▶ _DATASET EXCERPT_
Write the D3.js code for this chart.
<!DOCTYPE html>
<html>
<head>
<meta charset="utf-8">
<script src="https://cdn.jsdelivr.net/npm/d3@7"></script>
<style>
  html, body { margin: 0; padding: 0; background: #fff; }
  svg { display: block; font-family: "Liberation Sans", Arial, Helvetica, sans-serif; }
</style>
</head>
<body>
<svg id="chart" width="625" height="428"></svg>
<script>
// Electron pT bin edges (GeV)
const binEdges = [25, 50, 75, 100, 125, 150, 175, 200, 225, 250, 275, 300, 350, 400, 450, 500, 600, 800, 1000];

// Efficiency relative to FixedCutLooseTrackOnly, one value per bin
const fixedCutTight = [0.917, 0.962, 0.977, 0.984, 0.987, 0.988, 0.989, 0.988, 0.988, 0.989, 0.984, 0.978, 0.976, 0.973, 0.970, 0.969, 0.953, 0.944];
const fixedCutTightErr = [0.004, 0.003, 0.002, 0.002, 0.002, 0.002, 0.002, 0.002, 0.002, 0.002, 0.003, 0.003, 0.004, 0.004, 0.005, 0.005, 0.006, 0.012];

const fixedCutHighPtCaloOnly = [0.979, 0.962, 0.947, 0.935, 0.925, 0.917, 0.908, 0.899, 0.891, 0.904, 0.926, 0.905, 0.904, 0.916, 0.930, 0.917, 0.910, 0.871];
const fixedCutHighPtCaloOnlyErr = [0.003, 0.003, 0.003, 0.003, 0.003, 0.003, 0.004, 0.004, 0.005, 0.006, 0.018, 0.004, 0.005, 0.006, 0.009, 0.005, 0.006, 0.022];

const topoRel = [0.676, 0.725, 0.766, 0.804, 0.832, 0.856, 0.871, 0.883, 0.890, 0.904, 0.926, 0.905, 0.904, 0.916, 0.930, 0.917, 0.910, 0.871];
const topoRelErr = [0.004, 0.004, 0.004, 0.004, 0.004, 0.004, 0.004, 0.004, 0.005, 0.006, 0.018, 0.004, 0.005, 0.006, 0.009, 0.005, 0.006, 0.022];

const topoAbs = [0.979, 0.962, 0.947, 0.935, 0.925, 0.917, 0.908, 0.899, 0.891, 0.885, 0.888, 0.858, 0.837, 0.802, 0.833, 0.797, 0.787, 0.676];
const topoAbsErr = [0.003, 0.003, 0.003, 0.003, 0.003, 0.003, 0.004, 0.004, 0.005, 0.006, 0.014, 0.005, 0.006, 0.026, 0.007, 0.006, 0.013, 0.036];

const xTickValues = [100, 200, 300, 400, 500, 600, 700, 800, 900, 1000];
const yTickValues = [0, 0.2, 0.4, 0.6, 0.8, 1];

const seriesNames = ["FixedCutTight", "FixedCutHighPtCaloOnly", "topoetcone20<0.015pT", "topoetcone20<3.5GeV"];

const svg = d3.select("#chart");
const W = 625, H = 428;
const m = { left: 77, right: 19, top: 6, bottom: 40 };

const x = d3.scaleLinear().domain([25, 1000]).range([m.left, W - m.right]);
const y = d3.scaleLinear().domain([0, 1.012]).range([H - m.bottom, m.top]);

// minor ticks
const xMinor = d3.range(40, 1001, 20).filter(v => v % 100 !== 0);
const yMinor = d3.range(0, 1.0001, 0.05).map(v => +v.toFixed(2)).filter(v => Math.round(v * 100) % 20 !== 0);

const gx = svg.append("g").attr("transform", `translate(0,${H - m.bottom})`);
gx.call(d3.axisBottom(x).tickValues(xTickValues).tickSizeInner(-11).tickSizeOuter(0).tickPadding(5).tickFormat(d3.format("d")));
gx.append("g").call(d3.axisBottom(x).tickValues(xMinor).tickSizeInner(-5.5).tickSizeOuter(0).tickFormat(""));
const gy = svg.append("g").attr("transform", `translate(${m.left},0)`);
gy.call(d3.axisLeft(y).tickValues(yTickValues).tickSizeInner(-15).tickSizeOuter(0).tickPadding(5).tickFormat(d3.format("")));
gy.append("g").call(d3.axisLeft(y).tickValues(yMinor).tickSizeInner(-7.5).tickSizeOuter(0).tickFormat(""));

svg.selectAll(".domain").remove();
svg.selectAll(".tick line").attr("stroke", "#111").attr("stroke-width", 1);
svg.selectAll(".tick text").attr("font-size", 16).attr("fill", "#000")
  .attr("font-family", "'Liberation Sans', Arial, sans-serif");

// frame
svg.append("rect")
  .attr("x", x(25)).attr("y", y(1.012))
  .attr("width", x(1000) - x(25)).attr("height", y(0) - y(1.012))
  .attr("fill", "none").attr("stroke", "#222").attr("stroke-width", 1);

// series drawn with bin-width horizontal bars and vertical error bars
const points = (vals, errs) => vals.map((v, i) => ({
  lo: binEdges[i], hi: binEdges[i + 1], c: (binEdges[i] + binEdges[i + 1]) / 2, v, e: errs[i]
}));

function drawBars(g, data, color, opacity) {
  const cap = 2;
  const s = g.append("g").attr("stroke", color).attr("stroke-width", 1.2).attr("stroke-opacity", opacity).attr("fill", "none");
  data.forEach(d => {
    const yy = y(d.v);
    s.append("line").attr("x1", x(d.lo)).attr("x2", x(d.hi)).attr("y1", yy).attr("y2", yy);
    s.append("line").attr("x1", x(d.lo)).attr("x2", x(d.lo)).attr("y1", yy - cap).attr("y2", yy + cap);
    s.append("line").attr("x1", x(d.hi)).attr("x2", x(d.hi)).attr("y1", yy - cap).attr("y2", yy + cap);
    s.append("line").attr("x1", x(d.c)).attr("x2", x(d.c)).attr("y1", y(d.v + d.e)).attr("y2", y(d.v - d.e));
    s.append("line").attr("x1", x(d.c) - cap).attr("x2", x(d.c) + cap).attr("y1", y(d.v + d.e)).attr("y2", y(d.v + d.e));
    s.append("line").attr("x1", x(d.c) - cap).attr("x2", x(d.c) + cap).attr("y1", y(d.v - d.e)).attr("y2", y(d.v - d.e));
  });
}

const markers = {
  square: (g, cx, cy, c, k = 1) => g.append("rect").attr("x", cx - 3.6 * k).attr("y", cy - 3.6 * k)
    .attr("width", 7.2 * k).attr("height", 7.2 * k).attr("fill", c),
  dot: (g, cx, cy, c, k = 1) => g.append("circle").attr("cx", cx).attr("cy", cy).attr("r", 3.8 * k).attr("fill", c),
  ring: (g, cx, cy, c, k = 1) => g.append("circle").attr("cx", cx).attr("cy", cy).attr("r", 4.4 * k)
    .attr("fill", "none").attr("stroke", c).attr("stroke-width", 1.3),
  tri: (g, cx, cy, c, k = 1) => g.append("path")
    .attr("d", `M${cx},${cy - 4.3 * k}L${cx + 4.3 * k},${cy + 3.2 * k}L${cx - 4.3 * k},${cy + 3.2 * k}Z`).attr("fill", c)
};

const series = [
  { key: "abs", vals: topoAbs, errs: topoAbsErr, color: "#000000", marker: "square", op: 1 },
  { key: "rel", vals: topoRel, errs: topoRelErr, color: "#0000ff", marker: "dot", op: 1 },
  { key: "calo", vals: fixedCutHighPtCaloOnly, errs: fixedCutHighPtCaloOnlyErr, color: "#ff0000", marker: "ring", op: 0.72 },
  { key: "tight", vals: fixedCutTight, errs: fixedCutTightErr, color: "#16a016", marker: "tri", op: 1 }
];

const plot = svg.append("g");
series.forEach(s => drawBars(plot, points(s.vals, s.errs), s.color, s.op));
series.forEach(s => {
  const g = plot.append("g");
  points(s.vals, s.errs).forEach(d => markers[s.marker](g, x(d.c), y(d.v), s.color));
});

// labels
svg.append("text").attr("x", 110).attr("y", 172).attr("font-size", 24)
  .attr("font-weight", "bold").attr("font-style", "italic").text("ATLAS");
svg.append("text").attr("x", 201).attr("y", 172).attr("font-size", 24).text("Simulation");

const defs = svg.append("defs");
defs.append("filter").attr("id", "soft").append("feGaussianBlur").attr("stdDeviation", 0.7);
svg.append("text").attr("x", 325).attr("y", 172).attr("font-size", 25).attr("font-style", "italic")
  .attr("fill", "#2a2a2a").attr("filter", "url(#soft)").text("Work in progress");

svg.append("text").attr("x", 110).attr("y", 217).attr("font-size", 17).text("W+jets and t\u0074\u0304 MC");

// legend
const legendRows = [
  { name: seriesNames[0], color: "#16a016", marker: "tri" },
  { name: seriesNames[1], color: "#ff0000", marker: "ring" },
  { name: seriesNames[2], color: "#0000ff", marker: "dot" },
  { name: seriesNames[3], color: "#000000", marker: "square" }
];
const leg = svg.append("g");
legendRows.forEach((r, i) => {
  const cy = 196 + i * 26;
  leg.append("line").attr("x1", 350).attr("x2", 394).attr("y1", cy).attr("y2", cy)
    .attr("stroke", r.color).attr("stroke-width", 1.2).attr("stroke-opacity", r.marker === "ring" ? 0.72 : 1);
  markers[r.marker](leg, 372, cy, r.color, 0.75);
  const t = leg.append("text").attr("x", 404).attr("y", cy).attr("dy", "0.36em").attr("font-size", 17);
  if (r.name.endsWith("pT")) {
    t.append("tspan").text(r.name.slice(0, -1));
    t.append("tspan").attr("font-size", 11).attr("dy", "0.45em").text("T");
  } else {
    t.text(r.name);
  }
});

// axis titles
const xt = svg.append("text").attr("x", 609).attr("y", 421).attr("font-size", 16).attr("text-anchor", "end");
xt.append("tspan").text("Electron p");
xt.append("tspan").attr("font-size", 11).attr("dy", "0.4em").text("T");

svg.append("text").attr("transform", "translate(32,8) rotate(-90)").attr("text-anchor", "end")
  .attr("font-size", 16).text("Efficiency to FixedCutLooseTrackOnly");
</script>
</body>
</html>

▶ _JOB_
Copy out each line of the data where the string "chart" appears.

▶ _OUTPUT_
Write the D3.js code for this chart.
<svg id="chart" width="625" height="428"></svg>
const svg = d3.select("#chart");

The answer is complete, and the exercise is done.